Et puis il a fallu ranger de ce que nous avions rapporté ... et dégager le balcon. Je croyais que l'homme l'avait fait et il avait certes descendu un meuble de récupération mais il restait plein de papiers et beaucoup de saletés sous la chaise longue. Du coup j'ai fini tard, dans la nuit, deux poubelles recyclables et trois sac poubelles standards plus tard, mais au moins c'était fait. Et j'ai là aussi retrouvé quelques documents à mes yeux importants.

C'était une journée productive comme on aimerait en tenir davantage. 

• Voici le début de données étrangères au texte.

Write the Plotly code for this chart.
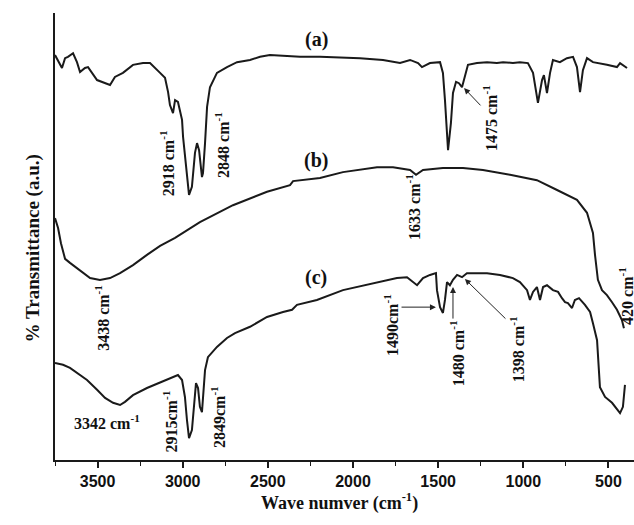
import plotly.graph_objects as go

# FTIR spectra: wavenumber (cm^-1) and transmittance (a.u., offset per sample)
wn_a = [3750, 3709, 3691, 3674, 3644, 3621, 3603, 3574, 3556, 3503, 3427, 3398, 3351, 3292,
        3233, 3192, 3133, 3104, 3086, 3075, 3057, 3045, 3028, 3004, 2998, 2975, 2963, 2946,
        2928, 2916, 2904, 2887, 2881, 2869, 2857, 2840, 2799, 2740, 2681, 2605, 2546, 2488,
        2311, 2194, 1959, 1824, 1724, 1665, 1618, 1595, 1548, 1489, 1472, 1460, 1442, 1425,
        1413, 1395, 1378, 1360, 1343, 1325, 1272, 1213, 1155, 1119, 1061, 1020, 973, 943,
        914, 890, 879, 861, 843, 826, 785, 744, 708, 685, 667, 650, 626, 591, 509, 450, 432, 391]
tr_a = [90.6, 87.7, 89.9, 90.2, 91.0, 89.0, 86.8, 87.7, 87.9, 85.0, 83.9, 85.7, 86.6, 88.4,
        88.8, 88.8, 86.6, 85.5, 82.3, 79.4, 77.6, 80.5, 80.1, 76.1, 72.3, 64.2, 59.3, 61.1,
        68.7, 70.9, 69.3, 63.3, 64.2, 70.9, 79.0, 83.4, 86.6, 87.9, 89.0, 89.5, 90.2, 90.6,
        90.2, 90.2, 89.9, 89.5, 88.8, 89.5, 88.8, 87.9, 88.8, 89.0, 86.6, 80.5, 69.3, 75.4,
        82.1, 84.6, 84.3, 83.4, 85.7, 88.4, 88.8, 89.0, 88.8, 89.0, 88.8, 89.0, 88.8, 86.6,
        79.9, 85.0, 86.1, 82.1, 86.6, 89.5, 89.0, 89.9, 90.2, 87.9, 82.3, 87.2, 89.9, 89.0,
        88.4, 87.9, 88.8, 87.7]

wn_b = [3750, 3732, 3715, 3703, 3691, 3662, 3603, 3544, 3486, 3427, 3368, 3292, 3210, 3133,
        3045, 2899, 2705, 2505, 2370, 2352, 2194, 2059, 1859, 1765, 1665, 1630, 1589, 1472,
        1354, 1237, 1078, 920, 802, 685, 626, 591, 579, 562, 538, 509, 479, 450, 421, 409]
tr_b = [54.1, 51.9, 48.5, 46.5, 45.0, 44.1, 42.5, 40.7, 40.3, 40.7, 41.8, 43.6, 45.9, 47.9,
        49.7, 53.2, 57.0, 60.0, 61.5, 62.4, 63.1, 64.4, 65.5, 65.5, 64.9, 63.8, 64.9, 65.3,
        65.3, 64.9, 63.8, 62.6, 60.4, 58.2, 55.3, 50.8, 45.9, 40.3, 38.0, 36.9, 35.3, 33.6,
        31.3, 29.5]

wn_c = [3750, 3703, 3662, 3621, 3562, 3503, 3456, 3409, 3368, 3339, 3292, 3210, 3133, 3057,
        3028, 3004, 2987, 2975, 2963, 2946, 2934, 2922, 2910, 2899, 2887, 2881, 2869, 2852,
        2799, 2740, 2693, 2605, 2505, 2411, 2358, 2329, 2212, 2059, 1859, 1742, 1683, 1665,
        1624, 1589, 1548, 1513, 1507, 1489, 1472, 1460, 1448, 1431, 1413, 1389, 1360, 1331,
        1213, 1137, 1061, 1020, 978, 961, 943, 920, 902, 884, 861, 826, 796, 773, 755, 738,
        714, 697, 673, 638, 608, 591, 567, 550, 520, 479, 450, 432, 415, 405, 403]
tr_c = [21.7, 21.3, 20.6, 19.5, 17.9, 15.7, 13.9, 12.8, 12.3, 13.0, 14.5, 16.1, 17.4, 18.6,
        19.0, 17.9, 14.1, 8.9, 4.9, 6.7, 11.9, 17.2, 16.1, 11.9, 10.7, 14.1, 20.1, 23.0,
        25.3, 27.3, 28.4, 29.8, 32.0, 33.1, 33.6, 34.7, 35.8, 38.0, 39.8, 40.7, 40.9, 40.3,
        39.1, 40.7, 41.4, 41.8, 38.0, 34.2, 32.9, 35.8, 39.8, 39.1, 40.3, 41.4, 40.9, 41.8,
        41.8, 41.4, 40.7, 39.8, 38.0, 35.8, 37.6, 38.7, 35.8, 38.7, 39.1, 38.0, 37.6, 36.2,
        35.3, 35.1, 34.0, 35.8, 36.2, 34.7, 33.1, 30.6, 26.8, 16.3, 14.1, 12.8, 11.2, 10.5,
        11.9, 15.0, 16.8]

# Sample labels (text, x, y)
sample_labels = [("(a)", 2215, 94.0), ("(b)", 2215, 67.1), ("(c)", 2215, 40.9)]

# Rotated band labels (text, x, y)
band_labels = [
    ("2918 cm<sup>-1</sup>", 3092, 66.4),
    ("2848 cm<sup>-1</sup>", 2769, 70.5),
    ("1475 cm<sup>-1</sup>", 1196, 76.5),
    ("1633 cm<sup>-1</sup>", 1648, 56.6),
    ("3438 cm<sup>-1</sup>", 3474, 31.8),
    ("2915cm<sup>-1</sup>", 3075, 8.6),
    ("2849cm<sup>-1</sup>", 2793, 9.6),
    ("1490cm<sup>-1</sup>", 1777, 30.2),
    ("1480 cm<sup>-1</sup>", 1389, 23.9),
    ("1398 cm<sup>-1</sup>", 1037, 24.8),
    ("420 cm<sup>-1</sup>", 397, 36.7),
]
# Horizontal band label
flat_label = ("3342 cm<sup>-1</sup>", 3445, 8.5)

# Arrows: (tail x, tail y, head x, head y)
arrows = [
    (1243, 79.0, 1348, 83.2),
    (1724, 34.2, 1513, 34.2),
    (1413, 31.3, 1413, 38.7),
    (1096, 31.3, 1343, 40.5),
]

x_ticks = [3500, 3000, 2500, 2000, 1500, 1000, 500]

line_style = dict(color="#1a1a1a", width=2)
serif = "Liberation Serif, Times New Roman, serif"

fig = go.Figure()
for wn, tr in [(wn_a, tr_a), (wn_b, tr_b), (wn_c, tr_c)]:
    fig.add_trace(go.Scatter(x=wn, y=tr, mode="lines", line=line_style,
                             showlegend=False, hoverinfo="skip"))

annotations = []
for txt, x, y in sample_labels:
    annotations.append(dict(text=txt, x=x, y=y, xref="x", yref="y", showarrow=False,
                            font=dict(family=serif, size=20, color="#111", weight="bold")))
for txt, x, y in band_labels:
    annotations.append(dict(text=txt, x=x, y=y, xref="x", yref="y", showarrow=False,
                            textangle=-90,
                            font=dict(family=serif, size=16, color="#111", weight="bold")))
annotations.append(dict(text=flat_label[0], x=flat_label[1], y=flat_label[2], xref="x",
                        yref="y", showarrow=False,
                        font=dict(family=serif, size=16, color="#111", weight="bold")))
for tx, ty, hx, hy in arrows:
    annotations.append(dict(x=hx, y=hy, ax=tx, ay=ty, xref="x", yref="y", axref="x",
                            ayref="y", text="", showarrow=True, arrowhead=2,
                            arrowsize=1.2, arrowwidth=1, arrowcolor="#222"))
# Axis titles
annotations.append(dict(text="Wave numver (cm<sup>-1</sup>)", x=0.492, y=-0.126,
                        xref="paper", yref="paper", showarrow=False,
                        font=dict(family=serif, size=18, color="#111", weight="bold")))
annotations.append(dict(text="% Transmittance (a.u.)", x=-0.06, y=0.474,
                        xref="paper", yref="paper", showarrow=False, textangle=-90,
                        font=dict(family=serif, size=19, color="#111", weight="bold")))

fig.update_layout(
    width=634, height=525,
    margin=dict(l=55, r=0, t=13, b=65),
    paper_bgcolor="white", plot_bgcolor="white",
    annotations=annotations,
    xaxis=dict(range=[3750, 350], tickvals=x_ticks, ticktext=[str(v) for v in x_ticks],
               showgrid=False, zeroline=False, showline=True, linecolor="#1a1a1a",
               linewidth=2, ticks="outside", ticklen=6, tickwidth=1.5, tickcolor="#1a1a1a",
               tickfont=dict(family="Liberation Sans, Arial, sans-serif", size=16,
                             color="#111", weight="bold"),
               minor=dict(ticks="outside", ticklen=4, tickwidth=1.2, tickcolor="#1a1a1a",
                          dtick=250, tick0=0, showgrid=False)),
    yaxis=dict(range=[0, 100], showgrid=False, zeroline=False, showline=True,
               linecolor="#1a1a1a", linewidth=2, showticklabels=False, ticks=""),
)

fig.write_html("out.html")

Après, temps personnel = 0

Il est temps que les choses avancent, je ne tiendrai pas de longs mois comme ça.

 

(1) ici un plus long extrait.  
(2) Je ne suis pas dupe : réduite à mes propres ressources, sans avoir de quoi manger, en hiver je n'y ferais pas long feu.

 

 


La vie qui va


    En tant que fille et même si ma mère était féministe, j'ai été élevée dans l'idée qu'il y a d'abord toutes les choses à faire qu'il faut faire puis s'il nous reste un brin de temps les choses que l'on fait par plaisir. Autant dire, dès lors qu'on a une petite famille, un logis, et que l'on doit gagner sa vie, pas souvent.

En tant que gosse issue d'une immigration et dont le père travaillait en usine, et qui ne voyait dans le quartier où elle grandissait que des gens qui bossaient dur afin de boucler les fins de mois (1), j'ai grandi dans l'idée qu'on ne choisissait pas son métier, à moins d'être nés dans des grandes familles fortunées (et encore, j'avais à peu près pigé que dans bien de ces cas-là il y a des héritages à assumer, que c'est une autre façon de manquer de liberté).

Du coup il était à peu près clair pour moi qu'une vie d'adulte sur le temps hors sommeil c'était 80 % de contraintes plus ou moins pénibles, de petites et de grandes corvées et au mieux 20 % d'activités choisies (pas forcément faciles, ça peut être du sport ou de la musique, s'exercer à quelque chose qui nous va, mais qui demande de l'effort).

Il m'aura fallu un bon paquet de rencontres, et que mes enfants soient devenus grands, pour me rendre compte que, du moins en Europe en cette époque-ci (que l'on sent menacée), la vie normale c'est l'inverse, 80 % d'activités choisies et 20 % de trucs qu'on ne fait que parce qu'on ne peut pas faire autrement. La clef de ce miracle : exercer un métier que l'on aime et dans de bonnes conditions.

La condition principale pour le rendre possible : s'accorder le risque de la liberté et soigner dès ses vingt ans sa condition physique autant que faire se peut.

Contrairement à ce que cette société tente de nous inculquer, plus particulièrement aux femmes, afin que l'on claque un max de blé dans toutes sortes de "soins" et produits et trucages, il n'est pas nécessaire de coïncider avec des cannons de beauté. Rien ne vaut tant en terme d'apparence que d'être bien dans sa peau. Les modes ne font que passer.

Après, il faut en plus avoir de la chance, beaucoup. Et ça, ça ne se décide pas. Mais d'être à même de saisir les pistes qui se présentent, si.  

 

(1) Sans se rendre compte qu'avoir cette possibilité (s'en sortir en trimant d'arrache-pied) était déjà un privilège, qu'on vivait une époque favorable et protégée.